Davalı ... vekili, dava konusu olayın meydana geldiği tarihte rücu hakkının kanunda düzenlenmediğini, müvekkilinin daktilograf uzmanı olarak sorgu odasında bulunduğunu, görevinin zabıt tutmak olduğunu belirterek davanın reddine karar verilmesi gerektiğini savunmuştur.
Diğer davalı (hükümözlü/cezası kesinleşmemiş) ... davaya karşı yazılı beyanda bulunmamıştır.
Mahkemece, davalılar hakkında "efradına kötü muamele sonucu ölüme sebebiyet verme" suçundan açılan ceza davasının yapılan yargılaması sonucunda, eylemin davalılar ... ve ... tarafından gerçekleştirildiğinin dosya münderecatı ile tespit edildiği, ceza mahkemesi kararının ... yönünden kesinleştiği, her ne kadar ... hakkındaki davanın tefrik edilerek yeni bir esasa
kaydedilmek suretiyle yargılaması devam etmekte ise de ceza mahkemesince saptanan maddi vakıanın hukuk hakimini bağlayacağı ilkesi gereğince davalıların müşterek ve müteselsilen sorumluluğuna gidilerek davanın kabulüne karar verilmiştir.
818 sayılı Borçlar Yasası"nın 50. ve 51. maddelerinde düzenlenmiş bulunan teselsül kuralları, birden çok kişinin birlikte bir zarara yol açmaları ve aynı zarardan dolayı sorumlu olmaları durumuna ilişkin olup, zarara yol açanlar ile zarar gören arasındaki ilişkinin düzenlenmesine yöneliktir. Eldeki davada, zarar görenlere ödenen tazminat, zarar verenlerden rücu yoluyla istendiğine göre zarar verenler arasında teselsülden söz edilemez. Zarar verenler kendi kusurları oranında sorumludurlar. Yerel mahkemece, dava konusu olayda davalıların ve varsa davacı idare"nin kusurları bilirkişi marifetiyle ayrı ayrı tespit ettirilerek kusur raporu alınıp, sonucuna göre davalılardan kararı temyiz eden ..."ın sorumluluğu belirlenerek hüküm altına alınması gerektiği gözetilmeyerek, davalıların müşterek ve müteselsilen sorumlu tutulmuş olmaları usül ve yasaya uygun düşmediğinden, kararın bozulması gerekmiştir.

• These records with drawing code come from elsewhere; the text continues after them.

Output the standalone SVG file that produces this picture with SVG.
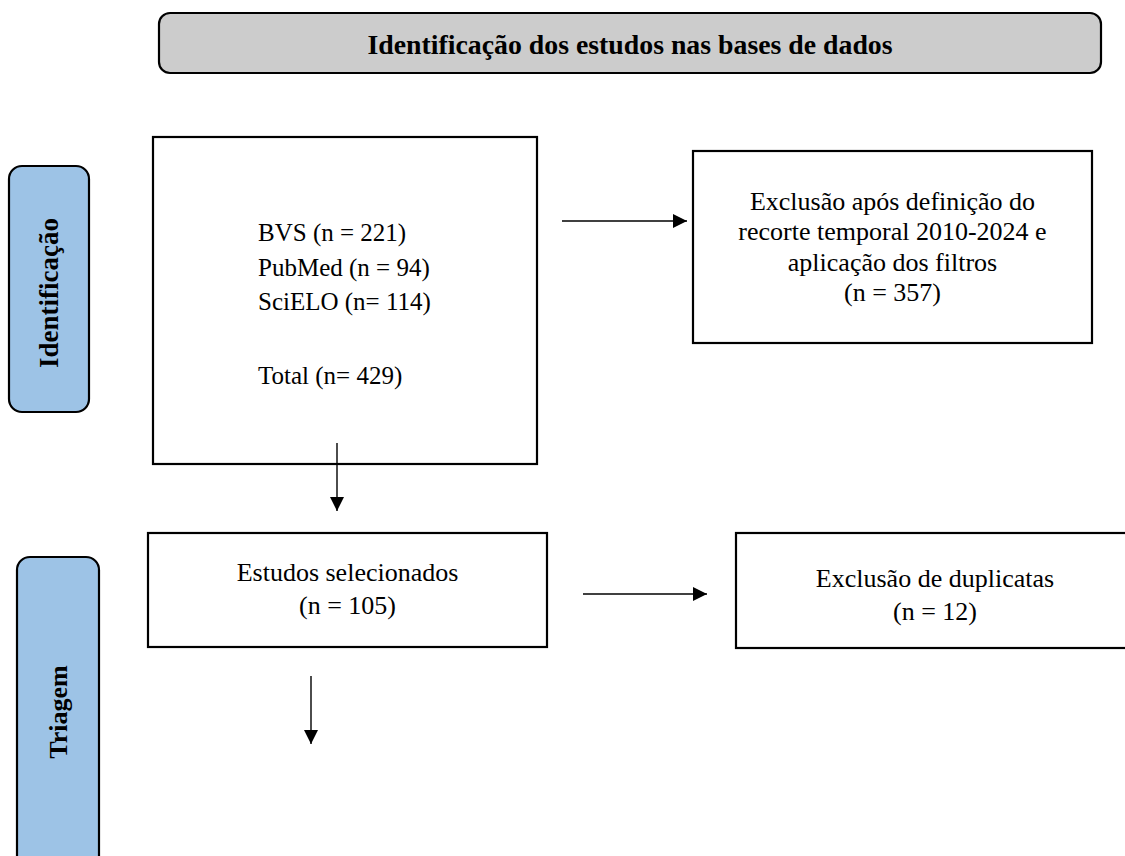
<svg xmlns="http://www.w3.org/2000/svg" width="1125" height="856" viewBox="0 0 1125 856">
<style>
.box{fill:#ffffff;stroke:#000;stroke-width:2.2}
.banner{fill:#cccccc;stroke:#000;stroke-width:2.2}
.side{fill:#9dc3e6;stroke:#000;stroke-width:2.2}
.t{font-family:"Liberation Serif","Times New Roman",serif;font-size:26px;fill:#000}
.b{font-family:"Liberation Serif","Times New Roman",serif;font-size:26px;font-weight:bold;fill:#000}
.c{text-anchor:middle}
.conn line{stroke:#000;stroke-width:1.4;fill:none}
</style>
<defs>
<marker id="ah" markerUnits="userSpaceOnUse" markerWidth="16" markerHeight="16" refX="14" refY="7" orient="auto">
<path d="M0,0 L14,7 L0,14 Z" fill="#000"/>
</marker>
</defs>
<rect width="1125" height="856" fill="#ffffff"/>
<g id="banner">
<rect class="banner" x="159" y="13" width="942" height="60" rx="11"/>
<text class="b c" x="630" y="54" style="font-size:27.8px">Identificação dos estudos nas bases de dados</text>
</g>
<g id="label-identificacao">
<rect class="side" x="9" y="166" width="80" height="246" rx="13"/>
<text class="b c" transform="translate(58,293) rotate(-90)" style="font-size:27px">Identificação</text>
</g>
<g id="label-triagem">
<rect class="side" x="17" y="557" width="82" height="330" rx="13"/>
<text class="b c" transform="translate(67,712) rotate(-90)">Triagem</text>
</g>
<g id="node-bases">
<rect class="box" x="153" y="137" width="384" height="327"/>
<text class="t" x="258" y="241" style="font-size:25px">BVS (n = 221)</text>
<text class="t" x="258" y="275.5" style="font-size:25px">PubMed (n = 94)</text>
<text class="t" x="258" y="310" style="font-size:25px">SciELO (n= 114)</text>
<text class="t" x="258" y="384" style="font-size:25px">Total (n= 429)</text>
</g>
<g id="node-exclusao-filtros">
<rect class="box" x="693" y="151" width="399" height="192"/>
<text class="t c" x="892.5" y="210">Exclusão após definição do</text>
<text class="t c" x="892.5" y="240">recorte temporal 2010-2024 e</text>
<text class="t c" x="892.5" y="270.5">aplicação dos filtros</text>
<text class="t c" x="892.5" y="300.5">(n = 357)</text>
</g>
<g id="node-selecionados">
<rect class="box" x="148" y="533" width="399" height="114"/>
<text class="t c" x="347.5" y="581">Estudos selecionados</text>
<text class="t c" x="347.5" y="614">(n = 105)</text>
</g>
<g id="node-duplicatas">
<rect class="box" x="736" y="533" width="400" height="115"/>
<text class="t c" x="935" y="587">Exclusão de duplicatas</text>
<text class="t c" x="935" y="620">(n = 12)</text>
</g>
<g id="connectors" class="conn">
<line x1="562" y1="221" x2="687" y2="221" marker-end="url(#ah)"/>
<line x1="337" y1="443" x2="337" y2="511" marker-end="url(#ah)"/>
<line x1="583" y1="594" x2="707" y2="594" marker-end="url(#ah)"/>
<line x1="311" y1="676" x2="311" y2="744" marker-end="url(#ah)"/>
</g>
</svg>
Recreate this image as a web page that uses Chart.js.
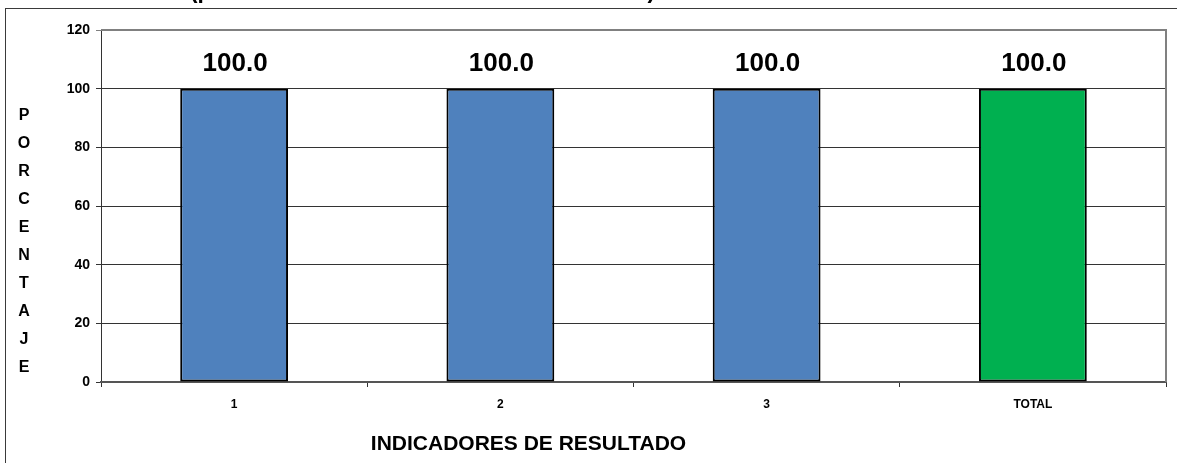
<!DOCTYPE html>
<html>
<head>
<meta charset="utf-8">
<script src="https://cdn.jsdelivr.net/npm/chart.js@4.4.1/dist/chart.umd.min.js"></script>
<style>
  html, body { margin:0; padding:0; background:#fff; }
  #wrap { width:1177px; height:463px; }
</style>
</head>
<body>
<div id="wrap"><canvas id="chart" width="1177" height="463"></canvas></div>
<script>
// Chart data
const categories  = ['1', '2', '3', 'TOTAL'];
const values      = [100.0, 100.0, 100.0, 100.0];
const barColors   = ['#4F81BD', '#4F81BD', '#4F81BD', '#00B050'];
const yTicks      = [0, 20, 40, 60, 80, 100, 120];
const titleText   = '(promedio de los indicadores de resultado)';
const yTitle      = 'PORCENTAJE';
const xTitle      = 'INDICADORES DE RESULTADO';

const FONT = 'Arial, "Liberation Sans", sans-serif';

// ─── Decorations: outer frame, clipped title, axis titles, value labels ───
const decorPlugin = {
    id: 'decor',
    beforeDraw(chart) {
        const c = chart.ctx;
        c.save();
        c.fillStyle = '#fff';
        c.fillRect(0, 0, chart.width, chart.height);
        // outer frame (runs past the right and bottom edges)
        c.strokeStyle = '#3a3a3a';
        c.lineWidth = 1;
        c.strokeRect(5.5, 8.5, chart.width + 20, chart.height + 20);
        // title, almost entirely above the visible area
        c.fillStyle = '#000';
        c.font = 'bold 20px ' + FONT;
        const w = c.measureText(titleText).width;
        const fs = 20 * 465 / w;
        c.font = 'bold ' + fs.toFixed(1) + 'px ' + FONT;
        c.textBaseline = 'alphabetic';
        c.textAlign = 'left';
        c.fillText(titleText, 190, -2);
        c.restore();
    },
    afterDraw(chart) {
        const c = chart.ctx;
        const area = chart.chartArea;
        c.save();
        // gray border on top and right of plot area
        c.strokeStyle = '#808080';
        c.lineWidth = 2;
        c.beginPath();
        c.moveTo(area.left, area.top);
        c.lineTo(area.right, area.top);
        c.lineTo(area.right, area.bottom);
        c.stroke();

        // stacked vertical y title
        c.fillStyle = '#000';
        c.font = 'bold 16px ' + FONT;
        c.textAlign = 'center';
        c.textBaseline = 'middle';
        yTitle.split('').forEach((ch, i) => c.fillText(ch, 24, 116 + i * 28));

        // x title
        c.font = 'bold 21px ' + FONT;
        c.fillText(xTitle, (area.left + area.right) / 2 - 105, 444);

        // value labels above the bars
        c.font = 'bold 26px ' + FONT;
        c.textBaseline = 'alphabetic';
        const meta = chart.getDatasetMeta(0);
        meta.data.forEach((bar, i) => {
            c.fillText(values[i].toFixed(1), bar.x + 1, bar.y - 18);
        });
        c.restore();
    }
};

new Chart(document.getElementById('chart'), {
    type: 'bar',
    data: {
        labels: categories,
        datasets: [{
            data: values,
            backgroundColor: barColors,
            borderColor: '#000',
            borderWidth: 2,
            borderSkipped: false,
            categoryPercentage: 1.0,
            barPercentage: 0.405
        }]
    },
    options: {
        responsive: false,
        animation: false,
        devicePixelRatio: 1,
        layout: { padding: { top: 30, right: 11, left: 0, bottom: 0 } },
        plugins: {
            legend: { display: false },
            tooltip: { enabled: false }
        },
        scales: {
            y: {
                min: 0,
                max: 120,
                afterBuildTicks(scale) { scale.ticks = yTicks.map(v => ({ value: v })); },
                afterFit(scale) { scale.width = 101; },
                grid: {
                    color: ctx => ctx.tick && ctx.tick.value === 120 ? '#808080' : '#333',
                    lineWidth: 1,
                    tickLength: 5,
                    drawTicks: true
                },
                border: { display: true, color: '#333', width: 1 },
                ticks: {
                    color: '#000',
                    font: { family: FONT, size: 14, weight: 'bold' },
                    padding: 6
                }
            },
            x: {
                afterFit(scale) { scale.height = 81; },
                grid: {
                    offset: true,
                    drawOnChartArea: false,
                    color: '#333',
                    tickLength: 5
                },
                border: { display: true, color: '#555', width: 2 },
                ticks: {
                    color: '#000',
                    font: { family: FONT, size: 12, weight: 'bold' },
                    padding: 10
                }
            }
        }
    },
    plugins: [decorPlugin]
});
</script>
</body>
</html>
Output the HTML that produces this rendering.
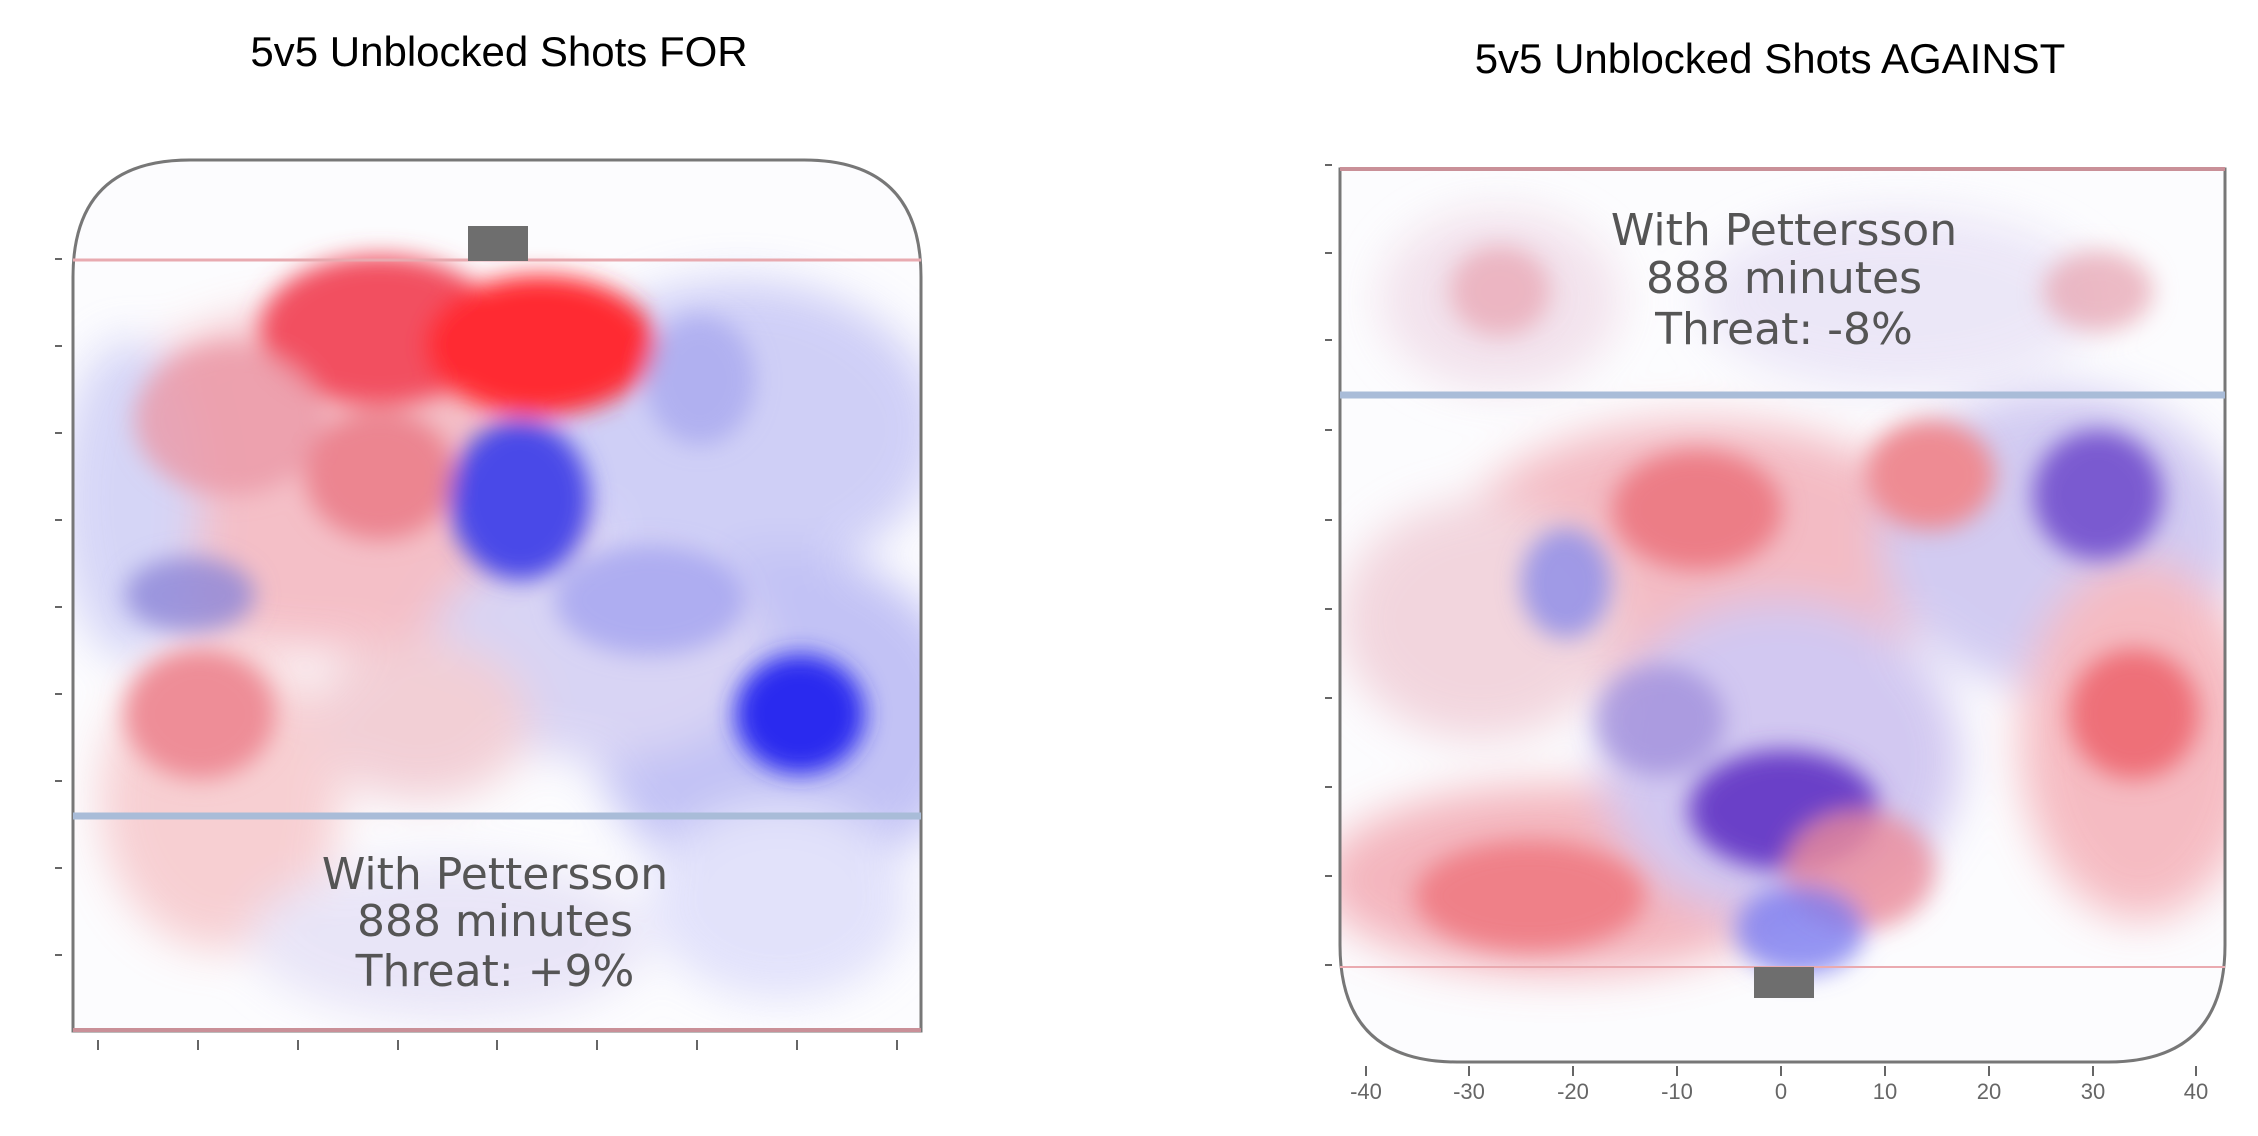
<!DOCTYPE html>
<html><head><meta charset="utf-8"><style>
html,body{margin:0;padding:0;background:#fff;}
body{width:2258px;height:1136px;overflow:hidden;position:relative;font-family:"Liberation Sans",sans-serif;}
.t{position:absolute;font-size:42px;color:#000;white-space:nowrap;transform:translateX(-50%);}
</style></head><body>
<div class="t" style="left:499px;top:28px;">5v5 Unblocked Shots FOR</div>
<div class="t" style="left:1770px;top:35px;">5v5 Unblocked Shots AGAINST</div>
<svg width="2258" height="1136" style="position:absolute;left:0;top:0">
<defs>
<filter id="b" x="-50%" y="-50%" width="200%" height="200%"><feGaussianBlur stdDeviation="22"/></filter>
<filter id="b2" x="-50%" y="-50%" width="200%" height="200%"><feGaussianBlur stdDeviation="12"/></filter>
<clipPath id="cl"><path d="M73,1031 V277 Q73,160 190,160 H804 Q921,160 921,277 V1031 Z"/></clipPath>
<clipPath id="cr"><path d="M1340,169 H2225 V945 Q2225,1062 2108,1062 H1457 Q1340,1062 1340,945 Z"/></clipPath>
</defs>
<!-- LEFT -->
<g clip-path="url(#cl)">
<rect x="73" y="160" width="848" height="871" fill="#fcfcfe"/>
<g filter="url(#b)" opacity="0.8">
<ellipse cx="330" cy="480" rx="260" ry="170" fill="#f3b0ba"/>
<ellipse cx="740" cy="430" rx="200" ry="150" fill="#c4c4f5"/>
<ellipse cx="780" cy="720" rx="190" ry="170" fill="#b4b4f3"/>
<ellipse cx="220" cy="800" rx="120" ry="150" fill="#f6c4c8"/>
<ellipse cx="600" cy="650" rx="170" ry="110" fill="#d0cbf2"/>
<ellipse cx="780" cy="900" rx="130" ry="100" fill="#dcdcfa"/>
<ellipse cx="450" cy="940" rx="200" ry="80" fill="#e4e0f6"/>
<ellipse cx="130" cy="500" rx="70" ry="160" fill="#ccccf5"/>
<ellipse cx="420" cy="720" rx="110" ry="80" fill="#f0c4cc"/>
</g>
<g filter="url(#b2)">
<ellipse cx="380" cy="330" rx="120" ry="75" fill="#f25060"/>
<ellipse cx="540" cy="345" rx="115" ry="70" fill="#ff2a30"/>
<ellipse cx="230" cy="420" rx="95" ry="75" fill="#eb98a8" opacity="0.8"/>
<ellipse cx="380" cy="475" rx="75" ry="65" fill="#ea7582" opacity="0.8"/>
<ellipse cx="520" cy="500" rx="70" ry="80" fill="#4a4ae8"/>
<ellipse cx="800" cy="714" rx="65" ry="60" fill="#2a2aef"/>
<ellipse cx="200" cy="714" rx="75" ry="65" fill="#ee8d97"/>
<ellipse cx="190" cy="595" rx="65" ry="38" fill="#8c86d8" opacity="0.8"/>
<ellipse cx="650" cy="600" rx="95" ry="55" fill="#9c9cef" opacity="0.7"/>
<ellipse cx="700" cy="380" rx="55" ry="65" fill="#a4a4ee" opacity="0.7"/>
</g>
</g>
<g fill="none">
<path d="M73,1031 V277 Q73,160 190,160 H804 Q921,160 921,277 V1031 Z" stroke="#777" stroke-width="3"/>
<line x1="73" y1="260" x2="921" y2="260" stroke="#e8aab0" stroke-width="3"/>
<line x1="73" y1="816" x2="921" y2="816" stroke="#a9bcd8" stroke-width="7"/>
<line x1="73" y1="1030" x2="921" y2="1030" stroke="#c99098" stroke-width="4"/>
</g>
<rect x="468" y="226" width="60" height="35" fill="#6e6e6e"/>
<g stroke="#666" stroke-width="2">
<line x1="98" y1="1040" x2="98" y2="1050"/><line x1="198" y1="1040" x2="198" y2="1050"/><line x1="298" y1="1040" x2="298" y2="1050"/><line x1="398" y1="1040" x2="398" y2="1050"/><line x1="497" y1="1040" x2="497" y2="1050"/><line x1="597" y1="1040" x2="597" y2="1050"/><line x1="697" y1="1040" x2="697" y2="1050"/><line x1="797" y1="1040" x2="797" y2="1050"/><line x1="897" y1="1040" x2="897" y2="1050"/>
<line x1="55" y1="259" x2="62" y2="259"/><line x1="55" y1="346" x2="62" y2="346"/><line x1="55" y1="433" x2="62" y2="433"/><line x1="55" y1="520" x2="62" y2="520"/><line x1="55" y1="607" x2="62" y2="607"/><line x1="55" y1="694" x2="62" y2="694"/><line x1="55" y1="781" x2="62" y2="781"/><line x1="55" y1="868" x2="62" y2="868"/><line x1="55" y1="955" x2="62" y2="955"/>
</g>
<g font-family="DejaVu Sans, sans-serif" font-size="44" fill="#555" text-anchor="middle">
<text x="495" y="889">With Pettersson</text>
<text x="495" y="936">888 minutes</text>
<text x="495" y="986">Threat: +9%</text>
</g>
<!-- RIGHT -->
<g clip-path="url(#cr)">
<rect x="1340" y="169" width="885" height="893" fill="#fcfcfe"/>
<g filter="url(#b)" opacity="0.8">
<ellipse cx="1700" cy="560" rx="250" ry="140" fill="#f2acb6"/>
<ellipse cx="2060" cy="540" rx="180" ry="150" fill="#c8c0ef"/>
<ellipse cx="1560" cy="880" rx="240" ry="95" fill="#f2a4ae"/>
<ellipse cx="2140" cy="740" rx="120" ry="180" fill="#f4acb4"/>
<ellipse cx="1780" cy="760" rx="180" ry="160" fill="#c8bcee"/>
<ellipse cx="1480" cy="620" rx="140" ry="120" fill="#f0ccd6"/>
<ellipse cx="1500" cy="300" rx="120" ry="90" fill="#f0dce8"/>
<ellipse cx="1900" cy="300" rx="200" ry="90" fill="#e8e2f6"/>
</g>
<g filter="url(#b2)">
<ellipse cx="1697" cy="510" rx="85" ry="60" fill="#ec7d86"/>
<ellipse cx="1930" cy="475" rx="65" ry="55" fill="#ee8b93"/>
<ellipse cx="2098" cy="495" rx="65" ry="65" fill="#7a5ad0"/>
<ellipse cx="2134" cy="714" rx="65" ry="65" fill="#ee7078"/>
<ellipse cx="1784" cy="810" rx="95" ry="60" fill="#6a40c8"/>
<ellipse cx="1530" cy="896" rx="115" ry="55" fill="#ef8088"/>
<ellipse cx="1860" cy="870" rx="75" ry="60" fill="#ec8c98" opacity="0.8"/>
<ellipse cx="1566" cy="583" rx="45" ry="55" fill="#8b8be8" opacity="0.8"/>
<ellipse cx="1500" cy="291" rx="50" ry="45" fill="#eaaab8" opacity="0.8"/>
<ellipse cx="2098" cy="291" rx="55" ry="40" fill="#e8aab6" opacity="0.8"/>
<ellipse cx="1800" cy="930" rx="65" ry="45" fill="#7b7bef" opacity="0.8"/>
<ellipse cx="1660" cy="720" rx="65" ry="55" fill="#9a88d8" opacity="0.7"/>
</g>
</g>
<g fill="none">
<path d="M1340,169 H2225 V945 Q2225,1062 2108,1062 H1457 Q1340,1062 1340,945 Z" stroke="#777" stroke-width="3"/>
<line x1="1340" y1="169" x2="2225" y2="169" stroke="#c99098" stroke-width="4"/>
<line x1="1340" y1="395" x2="2225" y2="395" stroke="#a9bcd8" stroke-width="7"/>
<line x1="1340" y1="967" x2="2225" y2="967" stroke="#eaaab0" stroke-width="2"/>
</g>
<rect x="1754" y="967" width="60" height="31" fill="#6e6e6e"/>
<g stroke="#666" stroke-width="2">
<line x1="1366" y1="1066" x2="1366" y2="1076"/><line x1="1469" y1="1066" x2="1469" y2="1076"/><line x1="1573" y1="1066" x2="1573" y2="1076"/><line x1="1677" y1="1066" x2="1677" y2="1076"/><line x1="1781" y1="1066" x2="1781" y2="1076"/><line x1="1885" y1="1066" x2="1885" y2="1076"/><line x1="1989" y1="1066" x2="1989" y2="1076"/><line x1="2093" y1="1066" x2="2093" y2="1076"/><line x1="2196" y1="1066" x2="2196" y2="1076"/>
<line x1="1325" y1="165" x2="1332" y2="165"/><line x1="1325" y1="253" x2="1332" y2="253"/><line x1="1325" y1="340" x2="1332" y2="340"/><line x1="1325" y1="430" x2="1332" y2="430"/><line x1="1325" y1="520" x2="1332" y2="520"/><line x1="1325" y1="609" x2="1332" y2="609"/><line x1="1325" y1="698" x2="1332" y2="698"/><line x1="1325" y1="787" x2="1332" y2="787"/><line x1="1325" y1="876" x2="1332" y2="876"/><line x1="1325" y1="965" x2="1332" y2="965"/>
</g>
<g font-family="Liberation Sans, sans-serif" font-size="22" fill="#666" text-anchor="middle">
<text x="1366" y="1099">-40</text><text x="1469" y="1099">-30</text><text x="1573" y="1099">-20</text><text x="1677" y="1099">-10</text><text x="1781" y="1099">0</text><text x="1885" y="1099">10</text><text x="1989" y="1099">20</text><text x="2093" y="1099">30</text><text x="2196" y="1099">40</text>
</g>
<g font-family="DejaVu Sans, sans-serif" font-size="44" fill="#555" text-anchor="middle">
<text x="1784" y="245">With Pettersson</text>
<text x="1784" y="293">888 minutes</text>
<text x="1784" y="344">Threat: -8%</text>
</g>
</svg>
</body></html>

SONUÇ: Temyiz edilen kararın, yukarıda açıklanan nedenlerle davalı ... yararına BOZULMASINA, bozma nedenine göre davalının diğer temyiz itirazlarının şimdilik incelenmesine yer olmadığına ve davalı ..."dan peşin alınan harcın istek halinde geri verilmesine 07/12/2017 gününde oybirliğiyle karar verildi.